Con base en ello, la justicia del país del norte acusó al sujeto de marras y pidió su extradición a las autoridades nacionales. Y empezó el crudo novelón judicial porque, pese a tratarse de un hecho cometido (o que se intentó cometer) después de la fecha de entrada en vigor del “Nuevo Acuerdo Final”, una Sala mayoritaria de la JEP –con mil leguleyadas– dijo tener competencia para conocer del asunto y, al cumplir la orden de sus postulantes, terminó por disponer la libertad del detenido, no sin que antes intervinieran la Corte Suprema de Justicia y hasta el concernido con un mediático intento de suicidio.

Mientras tanto, desde la Fiscalía, otro muy oscuro y ahora expatriado saltimbanqui –alimentado por políticos sinuosos que disfrutan el tablado al máximo– manipulaba a su antojo los hilos, ocultaba evidencias y contribuía a que el petitorio que contenía las pruebas ordenadas por los pretensos jueces, se perdiera entre los envíos a cargo de lo que aquí se llama, no sin eufemismos, el ministerio de “justicia” y “el derecho”.

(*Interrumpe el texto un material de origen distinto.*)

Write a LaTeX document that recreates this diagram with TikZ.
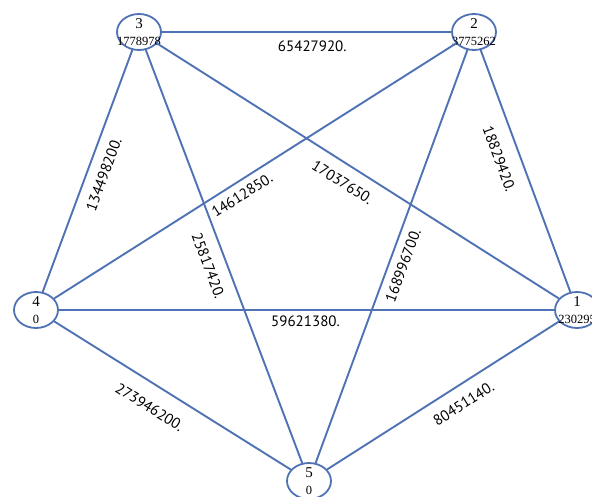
\documentclass[tikz,border=0pt]{standalone}
\usepackage{fontspec}
\setmainfont{Liberation Serif}
\newfontfamily\labfont{PT Sans}
\usetikzlibrary{shapes.geometric}
\definecolor{edgecol}{RGB}{79,114,180}
\begin{document}
\begin{tikzpicture}[x=1pt,y=-1pt,
  gnode/.style={ellipse,draw=edgecol,line width=1.8pt,minimum width=44pt,minimum height=36pt,inner sep=0pt,fill=white},
  numlab/.style={font=\fontsize{15}{15}\selectfont,inner sep=0pt,yshift=8pt},
  vallab/.style={font=\fontsize{12.5}{12.5}\selectfont,inner sep=0pt,yshift=-9pt},
  edge/.style={draw=edgecol,line width=1.9pt},
  wlab/.style={font=\labfont\fontsize{15}{15}\selectfont,sloped,inner sep=0pt}]
\useasboundingbox (0,0) rectangle (592,497);
\node[gnode,label={[numlab]center:3},label={[vallab]center:1778978}] (n3) at (139,32) {};
\node[gnode,label={[numlab]center:2},label={[vallab]center:3775262}] (n2) at (474,32) {};
\node[gnode,label={[numlab]center:4},label={[vallab]center:0}] (n4) at (36,310) {};
\node[gnode,label={[numlab]center:1},label={[vallab]center:230295}] (n1) at (577,310) {};
\node[gnode,label={[numlab]center:5},label={[vallab]center:0}] (n5) at (309,481) {};
\draw[edge] (n3) -- (n2) node[wlab,pos=0.52,below=8pt] {65427920.};
\draw[edge] (n4) -- (n3) node[wlab,pos=0.51,below=10pt] {134498200.};
\draw[edge] (n4) -- (n2) node[wlab,pos=0.45,below=7pt] {14612850.};
\draw[edge] (n3) -- (n1) node[wlab,pos=0.485,below=11.5pt] {17037650.};
\draw[edge] (n3) -- (n5) node[wlab,pos=0.507,below=11.5pt] {25817420.};
\draw[edge] (n2) -- (n1) node[wlab,pos=0.42,below=14pt] {18829420.};
\draw[edge] (n2) -- (n5) node[wlab,pos=0.51,below=7.5pt] {168996700.};
\draw[edge] (n4) -- (n1) node[wlab,pos=0.498,below=4.7pt] {59621380.};
\draw[edge] (n4) -- (n5) node[wlab,pos=0.452,below=15.5pt] {273946200.};
\draw[edge] (n5) -- (n1) node[wlab,pos=0.547,below=11.5pt] {80451140.};
\end{tikzpicture}
\end{document}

Faltaban algunas puntadas finales: la Corte con sus pintorescos magistrados reclamó la competencia para juzgar al personaje (un aforado, entonces sin ese privilegio) pero, pese a la gravedad de los cargos, no libró orden de captura contra él y éste –con la bendición del Consejo de Estado– se posesionó como representante a la Cámara y se convirtió en un exótico “padre de la Patria”. Después, una correría inocente por el norte del país posibilitaría que el héroe –“bien” custodiado por agentes del Estado–, muy al estilo de cualquier relato Garcíamarquiano pero con el toque de rosas rojas farciano, desapareciera de repente en medio de las tinieblas.

Como es obvio en este entremés de mal gusto tampoco podían faltar las acciones criminales de quienes, también desde las sombras, asesinan a los miembros de la organización que protagoniza la que, ampulosamente, se llama la reconciliación –con sus inexistentes posconflictos y posverdades–, cuyas víctimas se suman a los centenares de luchadores sociales silenciados cuyas vidas son sistemáticamente segadas porque aquí disentir o reclamar es un crimen.

Y, así, la conclusión a extraer dimana sola: nadie toma en serio la paz y no se quiere construir una sociedad distinta donde todos quepamos; por ello, no se respeta la vida de los demás y los derechos humanos se convierten en un legado libresco mientras la corrupción, la mentira y el hambre se generalizan, en medio del desgobierno y la burla.